[Your objective]
List every line in this data where the string "picture" occurs.

======== Collected data ========

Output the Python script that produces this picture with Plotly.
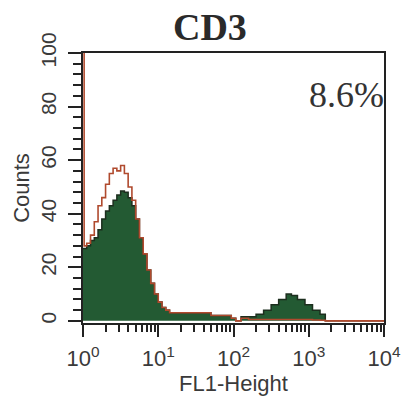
import plotly.graph_objects as go

# FL1 channel positions (as decade exponents) and counts
fl1_exp = [0.00, 0.015, 0.05, 0.10, 0.15, 0.20, 0.25, 0.30, 0.35, 0.40, 0.45,
           0.50, 0.55, 0.60, 0.65, 0.70, 0.75, 0.80, 0.85, 0.90, 0.95,
           1.00, 1.05, 1.10, 1.15, 1.30, 1.50, 1.70, 1.90, 1.97, 2.03,
           2.10, 2.20, 2.30, 2.40, 2.50, 2.60, 2.70, 2.77, 2.85, 2.95,
           3.05, 3.15, 3.22, 3.50, 4.00]
cd3_counts = [27, 27, 28, 30, 31, 34, 38, 41, 43, 45, 47,
              48.5, 48, 46, 43, 38, 31, 25, 19, 14, 10,
              7, 5, 4, 3, 3, 3, 2, 2, 1, 0,
              1.5, 1.5, 2.5, 4, 6, 8, 10, 9.5, 8, 6,
              4, 2.5, 0, 0, 0]
control_counts = [120, 28, 29, 32, 37, 43, 46, 51, 55, 57, 56,
                  58, 55, 50, 45, 38, 31, 25, 19, 14, 10,
                  7, 5, 4, 3, 3, 3, 2, 2, 1, 0,
                  1, 0.5, 0.5, 0.5, 0.5, 0.5, 0.5, 0.5, 0.5, 0.5,
                  0.3, 0.2, 0, 0, 0]
x_tick_vals = [1, 10, 100, 1000, 10000]
x_tick_text = ["10<sup>0</sup>", "10<sup>1</sup>", "10<sup>2</sup>",
               "10<sup>3</sup>", "10<sup>4</sup>"]
y_tick_vals = [0, 20, 40, 60, 80, 100]

fl1 = [10 ** e for e in fl1_exp]

fig = go.Figure()
fig.add_trace(go.Scatter(
    x=fl1, y=cd3_counts, mode="lines", line_shape="hv",
    fill="tozeroy", fillcolor="#235a33",
    line=dict(color="#1c2e1e", width=1.5), showlegend=False))
fig.add_trace(go.Scatter(
    x=fl1, y=control_counts, mode="lines", line_shape="hv",
    line=dict(color="#b04a2e", width=1.6), showlegend=False))

sans = "Liberation Sans, Arial"
serif = "Liberation Serif, Times New Roman"

fig.update_layout(
    width=413, height=400,
    margin=dict(l=83, r=17, t=53, b=69),
    paper_bgcolor="white", plot_bgcolor="white",
    title=dict(text="<b>CD3</b>", x=(215 - 83) / 313, xref="paper",
               xanchor="center", y=1 - 27 / 400, yanchor="middle",
               font=dict(family=serif, size=38, color="#2a2a2a")),
    xaxis=dict(
        type="log", range=[0, 4],
        tickvals=x_tick_vals, ticktext=x_tick_text,
        ticks="outside", ticklen=12, tickwidth=2, tickcolor="#222",
        showline=True, linecolor="#222", linewidth=2, mirror=True,
        showgrid=False, zeroline=False,
        minor=dict(ticks="outside", ticklen=7, tickwidth=1.5,
                   tickcolor="#222", dtick="D1", showgrid=False),
        tickfont=dict(family=sans, size=22, color="#3a3a3a"),
        ticklabelstandoff=3,
        title=dict(text="FL1-Height", standoff=1,
                   font=dict(family=sans, size=22, color="#3a3a3a")),
    ),
    yaxis=dict(
        range=[-0.8, 100],
        tickvals=y_tick_vals, tickangle=-90,
        ticks="outside", ticklen=13, tickwidth=2, tickcolor="#222",
        ticklabelstandoff=4,
        showline=True, linecolor="#222", linewidth=2, mirror=True,
        showgrid=False, zeroline=False,
        minor=dict(ticks="outside", ticklen=8, tickwidth=1.5,
                   tickcolor="#222", dtick=4, showgrid=False),
        tickfont=dict(family=sans, size=21, color="#3a3a3a"),
        title=dict(text="Counts", standoff=1,
                   font=dict(family=sans, size=22, color="#3a3a3a")),
    ),
    annotations=[dict(
        text="8.6%", x=1.005, y=0.845, xref="paper", yref="paper",
        xanchor="right", yanchor="middle", showarrow=False,
        font=dict(family=serif, size=36, color="#333"))],
)

fig.write_html("out.html")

========

[Response for this exercise]
Output the Python script that produces this picture with Plotly.

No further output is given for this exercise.